[START OF Listing]
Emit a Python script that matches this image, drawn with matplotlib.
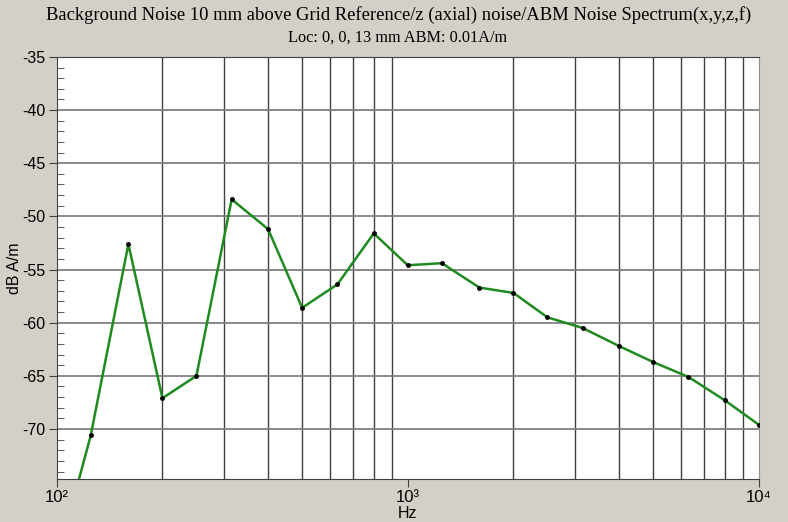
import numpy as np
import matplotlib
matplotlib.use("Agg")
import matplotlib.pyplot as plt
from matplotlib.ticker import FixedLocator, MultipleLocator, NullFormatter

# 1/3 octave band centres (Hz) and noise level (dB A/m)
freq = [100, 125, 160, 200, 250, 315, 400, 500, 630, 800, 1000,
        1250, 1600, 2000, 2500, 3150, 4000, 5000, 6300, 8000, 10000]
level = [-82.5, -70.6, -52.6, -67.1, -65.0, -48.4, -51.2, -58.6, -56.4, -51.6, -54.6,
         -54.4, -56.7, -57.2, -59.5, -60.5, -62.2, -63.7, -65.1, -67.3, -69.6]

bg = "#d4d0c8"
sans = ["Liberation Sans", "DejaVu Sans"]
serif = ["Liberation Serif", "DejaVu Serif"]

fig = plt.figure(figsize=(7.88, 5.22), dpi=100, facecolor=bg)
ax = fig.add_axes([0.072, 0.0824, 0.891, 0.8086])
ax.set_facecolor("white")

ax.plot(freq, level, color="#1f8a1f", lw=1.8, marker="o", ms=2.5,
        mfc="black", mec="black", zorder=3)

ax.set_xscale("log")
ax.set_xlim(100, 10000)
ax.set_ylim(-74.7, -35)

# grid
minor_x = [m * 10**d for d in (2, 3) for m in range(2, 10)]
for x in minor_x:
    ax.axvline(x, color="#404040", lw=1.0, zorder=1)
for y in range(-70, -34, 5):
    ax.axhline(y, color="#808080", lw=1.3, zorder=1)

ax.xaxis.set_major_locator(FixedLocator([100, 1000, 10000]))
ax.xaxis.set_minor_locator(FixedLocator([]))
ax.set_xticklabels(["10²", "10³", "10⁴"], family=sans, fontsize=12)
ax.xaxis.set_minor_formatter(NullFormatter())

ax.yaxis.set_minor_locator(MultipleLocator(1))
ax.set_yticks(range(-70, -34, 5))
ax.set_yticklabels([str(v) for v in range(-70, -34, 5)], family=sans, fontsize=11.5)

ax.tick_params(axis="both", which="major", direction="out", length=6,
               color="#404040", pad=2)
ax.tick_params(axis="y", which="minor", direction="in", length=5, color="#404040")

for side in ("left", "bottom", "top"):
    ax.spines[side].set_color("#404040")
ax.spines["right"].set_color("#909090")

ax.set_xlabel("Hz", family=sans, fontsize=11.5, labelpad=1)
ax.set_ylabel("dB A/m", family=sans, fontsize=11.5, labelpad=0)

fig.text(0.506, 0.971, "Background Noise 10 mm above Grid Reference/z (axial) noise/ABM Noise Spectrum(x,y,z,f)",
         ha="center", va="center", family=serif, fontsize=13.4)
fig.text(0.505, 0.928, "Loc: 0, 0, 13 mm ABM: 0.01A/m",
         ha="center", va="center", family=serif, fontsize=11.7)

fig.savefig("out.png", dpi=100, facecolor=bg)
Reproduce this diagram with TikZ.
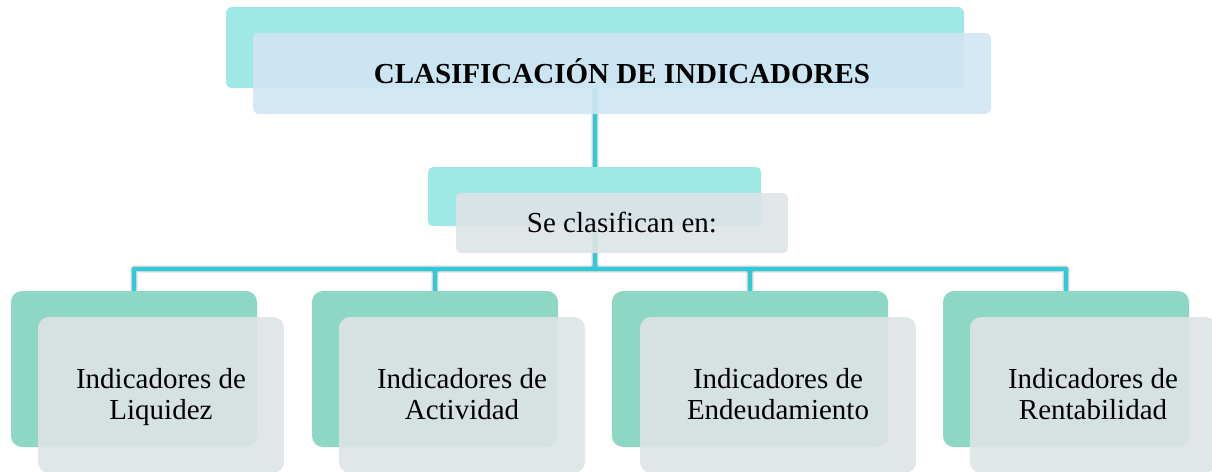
[END OF Listing]
## Problem description
Pictures are excluded: retype only the lines from the beginning of the listing above through the line with "family=sans, fontsize=11.5, labelpad=0)", both included.

## Solution
Emit a Python script that matches this image, drawn with matplotlib.
import numpy as np
import matplotlib
matplotlib.use("Agg")
import matplotlib.pyplot as plt
from matplotlib.ticker import FixedLocator, MultipleLocator, NullFormatter

# 1/3 octave band centres (Hz) and noise level (dB A/m)
freq = [100, 125, 160, 200, 250, 315, 400, 500, 630, 800, 1000,
        1250, 1600, 2000, 2500, 3150, 4000, 5000, 6300, 8000, 10000]
level = [-82.5, -70.6, -52.6, -67.1, -65.0, -48.4, -51.2, -58.6, -56.4, -51.6, -54.6,
         -54.4, -56.7, -57.2, -59.5, -60.5, -62.2, -63.7, -65.1, -67.3, -69.6]

bg = "#d4d0c8"
sans = ["Liberation Sans", "DejaVu Sans"]
serif = ["Liberation Serif", "DejaVu Serif"]

fig = plt.figure(figsize=(7.88, 5.22), dpi=100, facecolor=bg)
ax = fig.add_axes([0.072, 0.0824, 0.891, 0.8086])
ax.set_facecolor("white")

ax.plot(freq, level, color="#1f8a1f", lw=1.8, marker="o", ms=2.5,
        mfc="black", mec="black", zorder=3)

ax.set_xscale("log")
ax.set_xlim(100, 10000)
ax.set_ylim(-74.7, -35)

# grid
minor_x = [m * 10**d for d in (2, 3) for m in range(2, 10)]
for x in minor_x:
    ax.axvline(x, color="#404040", lw=1.0, zorder=1)
for y in range(-70, -34, 5):
    ax.axhline(y, color="#808080", lw=1.3, zorder=1)

ax.xaxis.set_major_locator(FixedLocator([100, 1000, 10000]))
ax.xaxis.set_minor_locator(FixedLocator([]))
ax.set_xticklabels(["10²", "10³", "10⁴"], family=sans, fontsize=12)
ax.xaxis.set_minor_formatter(NullFormatter())

ax.yaxis.set_minor_locator(MultipleLocator(1))
ax.set_yticks(range(-70, -34, 5))
ax.set_yticklabels([str(v) for v in range(-70, -34, 5)], family=sans, fontsize=11.5)

ax.tick_params(axis="both", which="major", direction="out", length=6,
               color="#404040", pad=2)
ax.tick_params(axis="y", which="minor", direction="in", length=5, color="#404040")

for side in ("left", "bottom", "top"):
    ax.spines[side].set_color("#404040")
ax.spines["right"].set_color("#909090")

ax.set_xlabel("Hz", family=sans, fontsize=11.5, labelpad=1)
ax.set_ylabel("dB A/m", family=sans, fontsize=11.5, labelpad=0)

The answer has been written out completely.